--- DATA FOR THIS TASK ---
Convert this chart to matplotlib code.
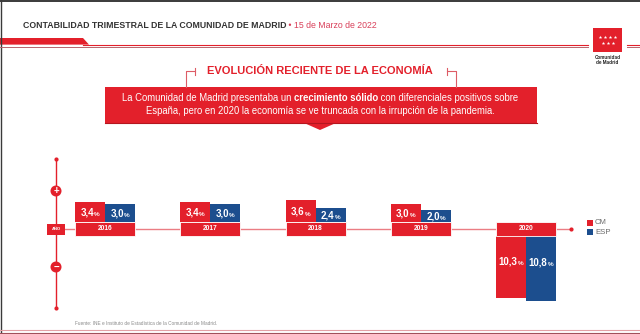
import numpy as np
import matplotlib.pyplot as plt
from matplotlib.patches import Polygon, Rectangle, Circle

# PIB: variación anual (%)
years = ['2016', '2017', '2018', '2019', '2020']
cm = [3.4, 3.4, 3.6, 3.0, -10.3]
esp = [3.0, 3.0, 2.4, 2.0, -10.8]
series_names = ['CM', 'ESP']

RED = '#E3202B'
BLUE = '#1C4E8E'
PINK = '#EB7D84'
DARK = '#333333'

plt.rcParams['font.family'] = ['Liberation Sans', 'DejaVu Sans']

fig = plt.figure(figsize=(6.4, 3.34), dpi=100)

# capa de fondo en pixeles
deco = fig.add_axes([0, 0, 1, 1])
deco.set_xlim(0, 640)
deco.set_ylim(334, 0)
deco.axis('off')

# marco
deco.plot([0, 640], [0.6, 0.6], color='#3a3a3a', lw=1.4)
deco.plot([0.6, 0.6], [0, 334], color='#3a3a3a', lw=1.0)

# cabecera
deco.add_patch(Polygon([(0, 38), (83, 38), (89, 44.6), (0, 44.6)], color=RED, lw=0))
for xs in ([83, 588], [627, 640]):
    deco.plot(xs, [44.6, 44.6], color=RED, lw=0.8)
for xs in ([0, 588], [627, 640]):
    deco.plot(xs, [47.4, 47.4], color='#B8646C', lw=0.7)

h1 = deco.text(23, 26, 'CONTABILIDAD TRIMESTRAL DE LA COMUNIDAD DE MADRID',
               ha='left', va='center', color=DARK, fontsize=6.3, fontweight='bold')
deco.annotate(' \u2022 15 de Marzo de 2022', xy=(1, 0), xycoords=h1,
              ha='left', va='bottom', color='#D9405A', fontsize=6.3)

# logo
deco.add_patch(Rectangle((593, 28), 29, 24, color=RED, lw=0))
sx = [600, 605, 610, 615, 602.5, 607.5, 612.5]
sy = [37, 37, 37, 37, 43, 43, 43]
deco.scatter(sx, sy, marker='*', s=7, color='white', lw=0, zorder=3)
deco.text(607.5, 57.5, 'Comunidad', ha='center', va='center', fontsize=3.3,
          fontweight='bold', color='#222222')
deco.text(607.5, 63, 'de Madrid', ha='center', va='center', fontsize=3.3,
          fontweight='bold', color='#222222')

# titulo de seccion
deco.text(320, 71.5, 'EVOLUCIÓN RECIENTE DE LA ECONOMÍA', ha='center', va='center',
          color=RED, fontsize=8.0, fontweight='bold')
bk = dict(color='#DD5C66', lw=0.8)
deco.plot([186, 186, 195], [87, 71, 71], **bk)
deco.plot([195, 195], [67.5, 75], **bk)
deco.plot([456, 456, 447], [87, 71, 71], **bk)
deco.plot([447, 447], [67.5, 75], **bk)

# caja de texto
deco.add_patch(Rectangle((105, 87), 432, 36, color=RED, lw=0))
deco.plot([105, 537], [122.6, 122.6], color='#B5161F', lw=0.8)
deco.add_patch(Polygon([(303, 122.5), (337, 122.5), (320, 130)], color=RED, lw=0))

fs = 6.85
p1 = deco.text(0, 98, 'La Comunidad de Madrid presentaba un ', ha='left', va='center',
               color='white', fontsize=fs)
p2 = deco.annotate('crecimiento sólido', xy=(1, 0), xycoords=p1, ha='left', va='bottom',
                   color='white', fontsize=fs, fontweight='bold')
p3 = deco.annotate(' con diferenciales positivos sobre', xy=(1, 0), xycoords=p2,
                   ha='left', va='bottom', color='white', fontsize=fs)
deco.text(320, 110.5, 'España, pero en 2020 la economía se ve truncada con la irrupción de la pandemia.',
          ha='center', va='center', color='white', fontsize=fs)

# eje vertical con + y -
deco.plot([56, 56], [159, 308], color=RED, lw=1.0, zorder=2)
deco.scatter([56, 56], [159, 308], s=9, color=RED, lw=0, zorder=3)
for cy, sym in ((191, '+'), (267, '\u2212')):
    deco.add_patch(Circle((56, cy), 5.5, color=RED, lw=0, zorder=3))
    deco.text(56, cy, sym, ha='center', va='center', color='white', fontsize=7,
              fontweight='bold', zorder=4)
deco.add_patch(Rectangle((47, 223.5), 18, 11.5, color=RED, lw=0, zorder=3))
deco.text(56, 229.3, 'AÑO', ha='center', va='center', color='white', fontsize=3,
          fontweight='bold', zorder=4)

# linea temporal
deco.plot([65, 571], [229, 229], color=PINK, lw=1.0, zorder=1)
deco.scatter([571], [229], s=9, color=RED, lw=0, zorder=3)

# leyenda
for k, (name, col) in enumerate(zip(series_names, [RED, BLUE])):
    deco.add_patch(Rectangle((587, 220 + 9 * k), 6, 6, color=col, lw=0))
    deco.text(595, 223 + 9 * k, name, ha='left', va='center', color='#6a6a6a', fontsize=5.6)

# fuente y pie
deco.text(75, 323.5, 'Fuente: INE e Instituto de Estadística de la Comunidad de Madrid.',
          ha='left', va='center', color='#8a8a8a', fontsize=3.4)
deco.plot([0, 640], [329.5, 329.5], color='#E3A0A5', lw=0.8)
deco.plot([0, 640], [332.5, 332.5], color='#A0505A', lw=0.8)

# grafico de barras
ax = fig.add_axes([0, 0, 1, 1], zorder=2)
ax.patch.set_alpha(0)
ax.axis('off')
step = 105.25      # px entre años
x0 = 105           # px del primer año
scale = 6.0        # px por punto porcentual
base = 229         # px de la linea temporal
ax.set_xlim(-x0 / step, (640 - x0) / step)
ax.set_ylim((base - 334) / scale, base / scale)

half = 7 / scale
bw = 30 / step
x = np.arange(len(years))

labels = []
for vals, col, off in ((cm, RED, -bw / 2), (esp, BLUE, bw / 2)):
    bottoms = [half if v > 0 else -half for v in vals]
    ax.bar(x + off, vals, width=bw, bottom=bottoms, color=col, lw=0)
    for i, v in enumerate(vals):
        yl = half + v / 2 if v > 0 else -half + v * 0.4
        num = ax.annotate(f'{abs(v):.1f}'.replace('.', ','), xy=(i + off, yl),
                          xytext=(0, -2.5), textcoords='offset points',
                          ha='left', va='baseline', color='white', fontsize=7,
                          fontweight='bold')
        pct = ax.annotate('%', xy=(1, 0), xycoords=num, ha='left', va='bottom',
                          color='white', fontsize=4.6, fontweight='bold')
        labels.append((num, pct))

ax.bar(x, 2 * half, bottom=-half, width=2 * bw, color=RED, edgecolor='white', lw=0.6)
for i, yr in enumerate(years):
    ax.text(i, 0, yr, ha='center', va='center', color='white', fontsize=4.8,
            fontweight='bold')

# centrar etiquetas compuestas
r = fig.canvas.get_renderer()
for num, pct in labels:
    w = num.get_window_extent(r).width + pct.get_window_extent(r).width
    num.xyann = (-w / 2 * 72 / fig.dpi, -2.5)
w = sum(t.get_window_extent(r).width for t in (p1, p2, p3))
p1.set_x(320 - w / 2)

fig.savefig('out.png', dpi=100)
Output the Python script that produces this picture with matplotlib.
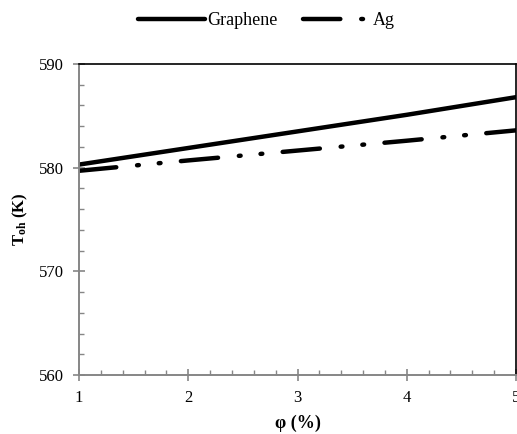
import matplotlib
matplotlib.use("Agg")
import matplotlib.pyplot as plt
from matplotlib.ticker import MultipleLocator

plt.rcParams['font.family'] = ['Liberation Serif', 'DejaVu Serif']
plt.rcParams['mathtext.fontset'] = 'custom'
plt.rcParams['mathtext.rm'] = 'Liberation Serif'
plt.rcParams['mathtext.bf'] = 'Liberation Serif:bold'
plt.rcParams['mathtext.it'] = 'Liberation Serif:italic'

# Volume fraction (%) and outlet temperature (K)
phi = [1, 2, 3, 4, 5]
t_graphene = [580.3, 581.9, 583.5, 585.1, 586.8]
t_ag = [579.7, 580.7, 581.65, 582.6, 583.6]

fig = plt.figure(figsize=(5.17, 4.34), dpi=100)
ax = fig.add_axes([0.153, 0.136, 0.845, 0.7165])

lw = 3.2
ax.plot(phi, t_graphene, color='black', lw=lw, solid_capstyle='round',
        label='Graphene')
ax.plot(phi, t_ag, color='black', lw=lw, dash_capstyle='round',
        dashes=(8.4, 4.7, 0.4, 4.5, 0.4, 4.6), label='Ag')

ax.set_xlim(1, 5)
ax.set_ylim(560, 590)
ax.xaxis.set_major_locator(MultipleLocator(1))
ax.xaxis.set_minor_locator(MultipleLocator(0.2))
ax.yaxis.set_major_locator(MultipleLocator(10))
ax.yaxis.set_minor_locator(MultipleLocator(2))

grey = '#868686'
for side in ('left', 'bottom'):
    ax.spines[side].set_color(grey)
    ax.spines[side].set_linewidth(1.4)
for side in ('top', 'right'):
    ax.spines[side].set_color('black')
    ax.spines[side].set_linewidth(1.2)

ax.tick_params(which='major', direction='inout', length=8, width=1.2,
               color=grey, labelsize=12)
ax.tick_params(which='minor', direction='in', length=3.5, width=1.0,
               color=grey)
ax.tick_params(axis='x', which='major', pad=7)
ax.tick_params(axis='y', which='major', pad=7)

ax.set_xlabel('φ (%)', fontsize=13, fontweight='bold', labelpad=6)
ax.set_ylabel(r'$\mathbf{T_{oh}}$ $\mathbf{(K)}$', fontsize=12, labelpad=6)

fig.legend(loc='center', bbox_to_anchor=(0.515, 0.953), ncol=2,
           frameon=False, fontsize=13, handlelength=3.7, handletextpad=0.15,
           columnspacing=1.4, borderpad=0)

fig.savefig('out.png', dpi=100)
---
INSTRUCTION
The lines from the start of the entries above through the one containing "deco.plot([0.6, 0.6], [0, 334], color='#3a3a3a', lw=1.0)" are to be retyped exactly, and no others. Pictures are left out.

SOLUTION TO THIS PROBLEM
Convert this chart to matplotlib code.
import numpy as np
import matplotlib.pyplot as plt
from matplotlib.patches import Polygon, Rectangle, Circle

# PIB: variación anual (%)
years = ['2016', '2017', '2018', '2019', '2020']
cm = [3.4, 3.4, 3.6, 3.0, -10.3]
esp = [3.0, 3.0, 2.4, 2.0, -10.8]
series_names = ['CM', 'ESP']

RED = '#E3202B'
BLUE = '#1C4E8E'
PINK = '#EB7D84'
DARK = '#333333'

plt.rcParams['font.family'] = ['Liberation Sans', 'DejaVu Sans']

fig = plt.figure(figsize=(6.4, 3.34), dpi=100)

# capa de fondo en pixeles
deco = fig.add_axes([0, 0, 1, 1])
deco.set_xlim(0, 640)
deco.set_ylim(334, 0)
deco.axis('off')

# marco
deco.plot([0, 640], [0.6, 0.6], color='#3a3a3a', lw=1.4)
deco.plot([0.6, 0.6], [0, 334], color='#3a3a3a', lw=1.0)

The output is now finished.